— Begin Source material —

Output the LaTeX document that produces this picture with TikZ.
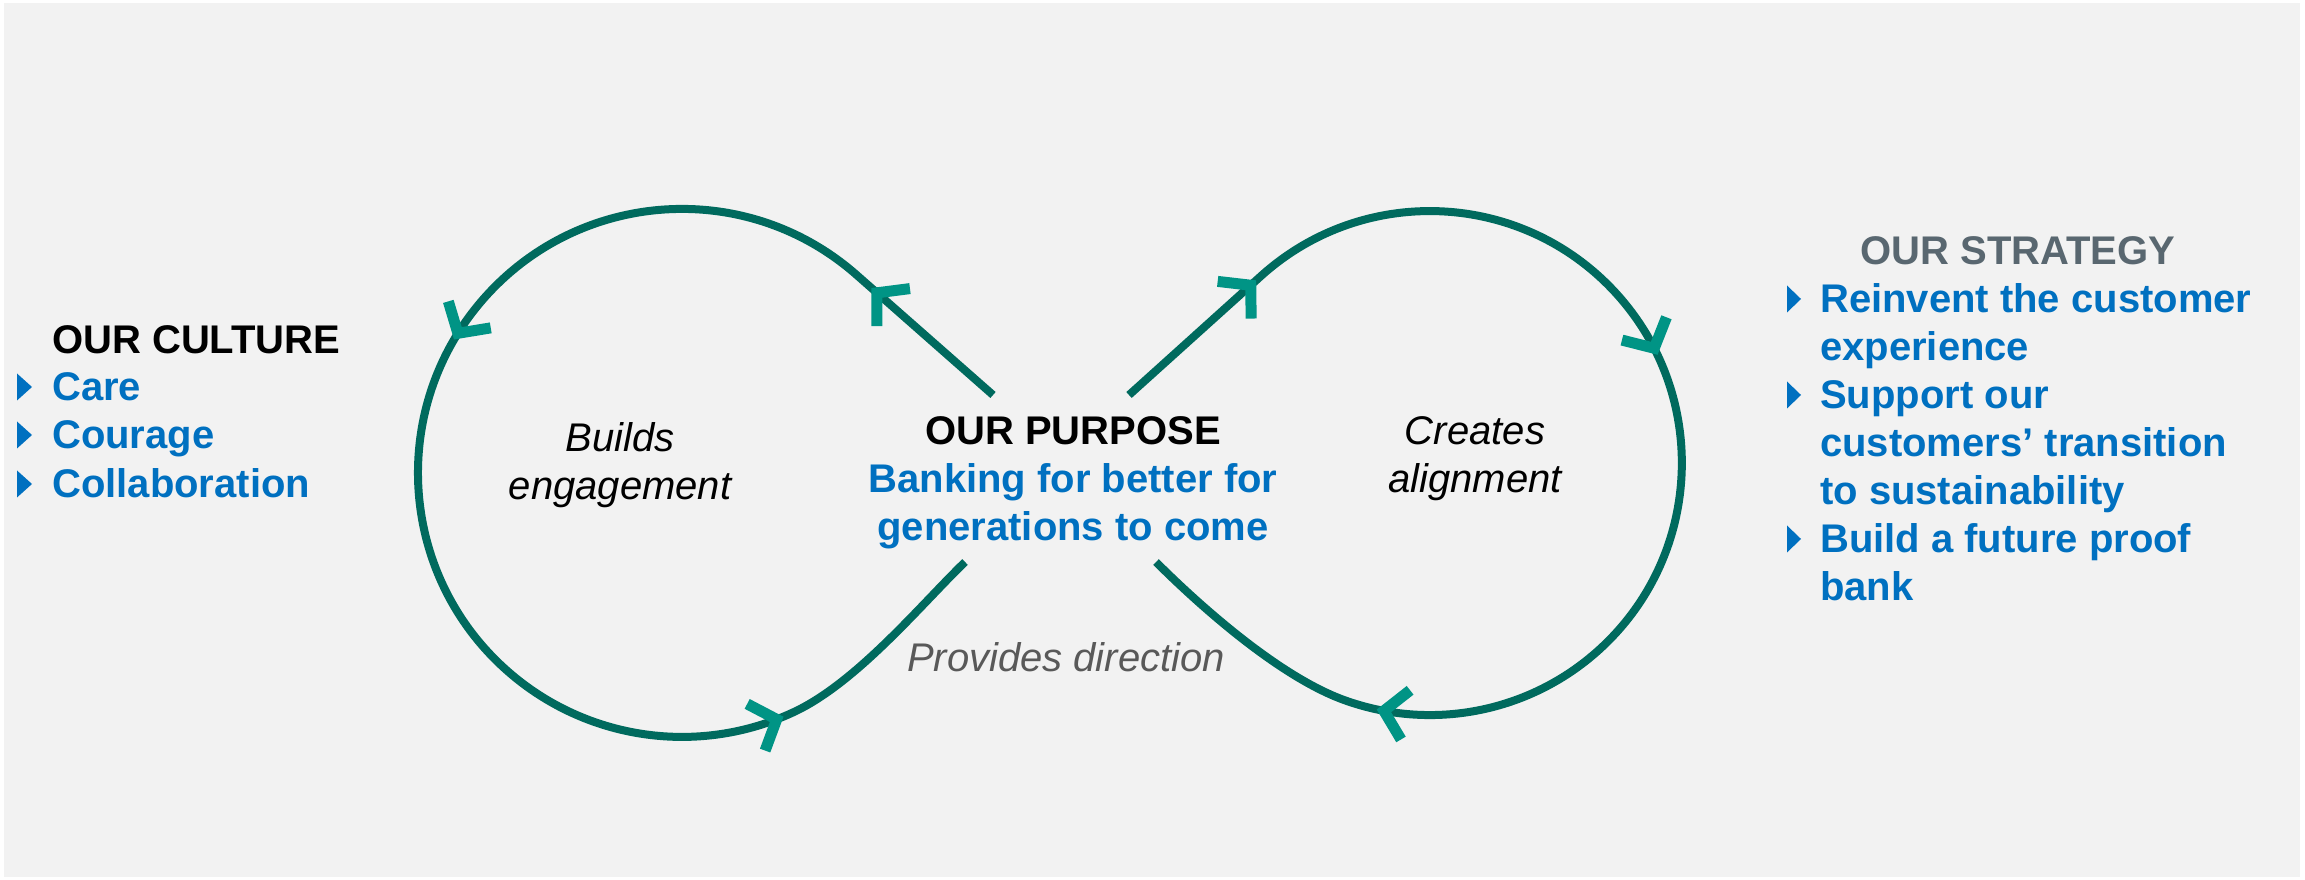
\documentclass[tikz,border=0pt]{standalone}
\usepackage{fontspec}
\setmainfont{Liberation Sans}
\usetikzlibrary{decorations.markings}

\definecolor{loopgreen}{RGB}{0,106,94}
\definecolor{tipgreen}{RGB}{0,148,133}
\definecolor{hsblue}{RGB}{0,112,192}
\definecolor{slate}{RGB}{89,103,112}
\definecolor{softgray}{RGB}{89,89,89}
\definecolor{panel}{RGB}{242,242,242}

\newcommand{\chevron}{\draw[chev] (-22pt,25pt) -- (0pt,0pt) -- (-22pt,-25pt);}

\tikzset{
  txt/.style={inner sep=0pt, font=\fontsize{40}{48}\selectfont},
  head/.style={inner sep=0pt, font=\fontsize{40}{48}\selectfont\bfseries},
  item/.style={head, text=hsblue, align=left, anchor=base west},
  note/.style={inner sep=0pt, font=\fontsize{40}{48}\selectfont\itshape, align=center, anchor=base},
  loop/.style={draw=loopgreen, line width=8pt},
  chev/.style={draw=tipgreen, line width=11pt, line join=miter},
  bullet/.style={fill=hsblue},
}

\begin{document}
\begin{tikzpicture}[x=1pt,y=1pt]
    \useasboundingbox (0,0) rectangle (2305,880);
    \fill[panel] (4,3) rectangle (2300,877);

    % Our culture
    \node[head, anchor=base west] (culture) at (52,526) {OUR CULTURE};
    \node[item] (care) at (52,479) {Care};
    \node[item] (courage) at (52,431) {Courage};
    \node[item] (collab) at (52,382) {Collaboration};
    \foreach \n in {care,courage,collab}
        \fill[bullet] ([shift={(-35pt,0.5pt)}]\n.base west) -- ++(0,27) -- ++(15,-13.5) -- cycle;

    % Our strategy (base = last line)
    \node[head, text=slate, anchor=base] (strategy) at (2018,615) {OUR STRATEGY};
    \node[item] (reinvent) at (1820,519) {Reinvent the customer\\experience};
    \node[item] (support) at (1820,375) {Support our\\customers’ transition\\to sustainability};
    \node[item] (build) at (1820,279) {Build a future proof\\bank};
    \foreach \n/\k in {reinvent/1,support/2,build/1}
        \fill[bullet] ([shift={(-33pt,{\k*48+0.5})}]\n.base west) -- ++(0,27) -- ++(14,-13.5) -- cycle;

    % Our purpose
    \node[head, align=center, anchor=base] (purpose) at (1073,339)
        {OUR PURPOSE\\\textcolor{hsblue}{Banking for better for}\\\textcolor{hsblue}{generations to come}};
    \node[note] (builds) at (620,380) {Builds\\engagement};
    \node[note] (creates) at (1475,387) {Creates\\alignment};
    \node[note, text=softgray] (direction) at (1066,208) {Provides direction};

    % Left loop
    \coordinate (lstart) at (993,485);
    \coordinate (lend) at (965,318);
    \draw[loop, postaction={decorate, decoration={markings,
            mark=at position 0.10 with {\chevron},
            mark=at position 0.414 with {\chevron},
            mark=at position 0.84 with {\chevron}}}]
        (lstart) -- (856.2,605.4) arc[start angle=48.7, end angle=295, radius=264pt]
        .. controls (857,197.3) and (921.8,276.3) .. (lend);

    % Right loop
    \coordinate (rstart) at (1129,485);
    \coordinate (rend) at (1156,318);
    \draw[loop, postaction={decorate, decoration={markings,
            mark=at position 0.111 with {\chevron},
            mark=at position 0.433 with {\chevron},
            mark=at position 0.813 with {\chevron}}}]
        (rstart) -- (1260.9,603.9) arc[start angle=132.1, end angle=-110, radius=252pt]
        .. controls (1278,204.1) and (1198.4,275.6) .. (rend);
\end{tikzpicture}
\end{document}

— End Source material —

# What needs to be done:
Give the number of lines containing the word "with". No other answer is needed.

# Response to this exercise:
7